Love & Sex Magazine

Uncoupled

By Maggiemcneill @Maggie_McNeill

How do I hate myself less for only being able to feel intimacy with sex workers, due to a history of having been abused?

UncoupledIn ancient times, if a culture was going to survive and thrive, it was vital that its people “be fruitful and multiply”.  Social pressures evolved to encourage people to marry and have children, and laws were designed to encourage this as well, and over the millennia we managed to trick ourselves into a mass delusion that lifelong exclusive monogamy is “natural”, despite the fact that it barely even exists at all (and then largely due to the existence of my profession).  So even though we are no longer in danger of civilization collapsing if women aren’t popping out babies as fast as they can, a lot of people still act as though that were the case: older parents gripe if their adult children aren’t giving them grandchildren; the entire GLBT rights movement got sidetracked into a quest for official government fucking licenses; and expressing aloud a lack of interest in coupling will generally elicit either a stare of the sort otherwise employed when meeting someone with two heads, or else a smug reassurance that one simply “hasn’t met the right one yet”.  Even many people who recognize the inherent instability of monogamy go instead for polyamory, an attempt to fix the problems inherent in ongoing committed relationships by multiplying them.

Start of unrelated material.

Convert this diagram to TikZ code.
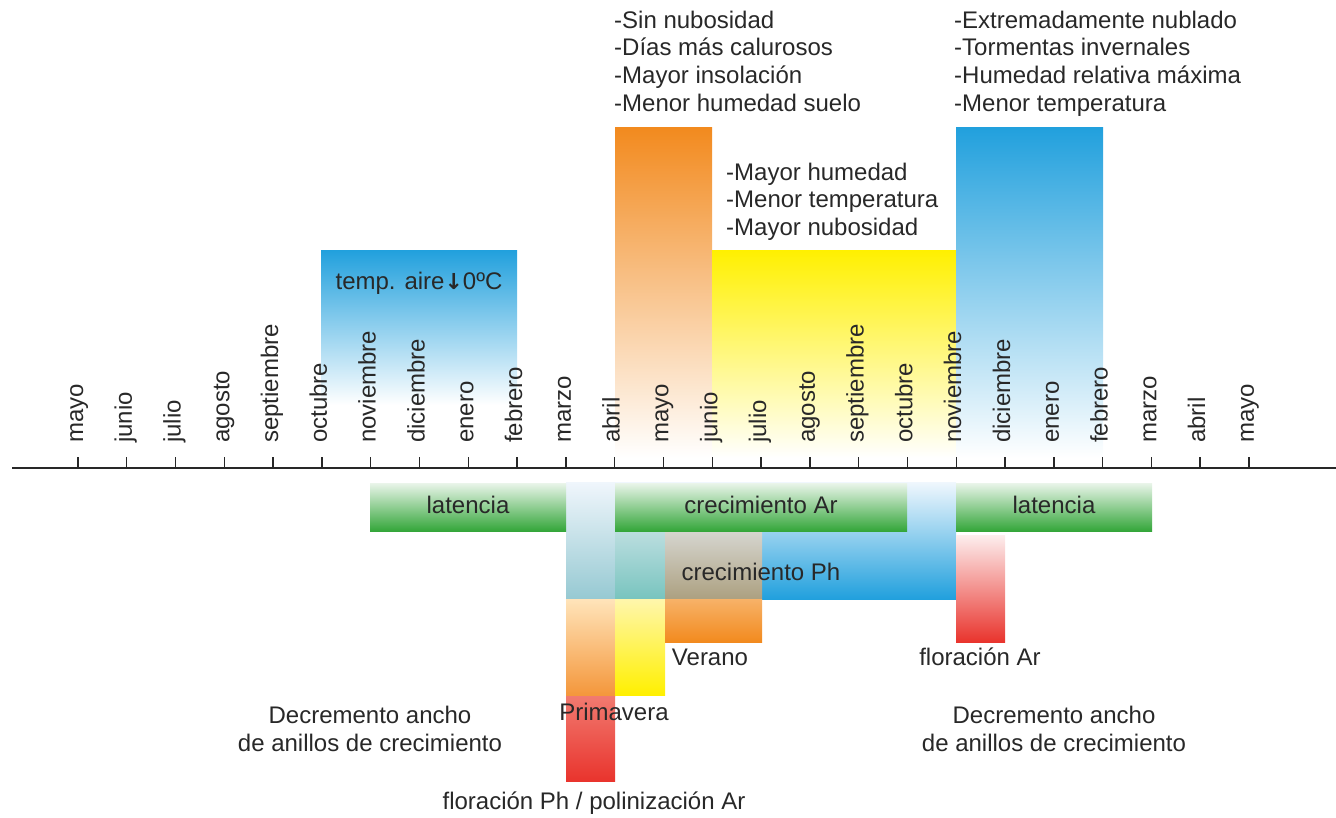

All snark aside, committed relationships work for many people, and emotionally-monogamous but sexually non-monogamous ones work for many others; hell, even actual monogamy (or a reasonable approximation of it) works for roughly a third of the population.  But there are also a lot of people who are unable or unwilling to maintain romantic partnerships for one reason or another.  Some may suffer from mental health issues; others like their sexual freedom too much to commit to a partner; still others simply feel it’s not practical; and many would love to have a partner, but are too shy or unpleasant or socially-awkward to attract and keep one.  And some, like you, have suffered too much at the hands of people who professed to love you to ever give that level of trust again (not for the foreseeable future, anyway).  And how does society respond to the (voluntarily or involuntarily) unpartnered?  By telling them that there’s something wrong with them, or at least with their situation, and that the condition is one to be cured, shunned or even mocked.  And sexual prudes and control freaks of every flavor want to add still another level of torment by declaring that sex is only for the coupled, so that those without the comfort of a partner should also be denied the simple, natural joy of feeling their skin against another’s.

Given those pressures and messages from both the well-meaning and the authoritarian, it’s no wonder you have succumbed to self-loathing, but I’m here to tell you that you don’t have to feel that way.  To Hell with those people who are telling you, directly and indirectly, that there’s something wrong with you for preferring your sexual intimacy unspoiled by the fear of getting hurt again.  Those who judge you don’t understand what you’ve been through, and they don’t want to understand because having to admit that a large fraction of so-called romantic relationships are abusive to one degree or another, some severely so, would upset their pretty little happily-ever-after weltanshauung.  You still need sexual intimacy, so you get it from people with whom you have no personal connection, and can therefore trust not to hurt you; I think that’s a brilliant solution, and anyone who encourages you to hate yourself for it is an asshole who deserves only scorn.  Fuck them and their fucking rules about what you “should” do with your body, money and time.  Perhaps one day you’ll decide to trust a romantic partner again, and perhaps you won’t; either one is perfectly OK if it’s what you decide is right for you.  But one way or another, sex workers will always be there to provide sexual intimacy without judgment, entanglement or the danger of falling into another abusive situation.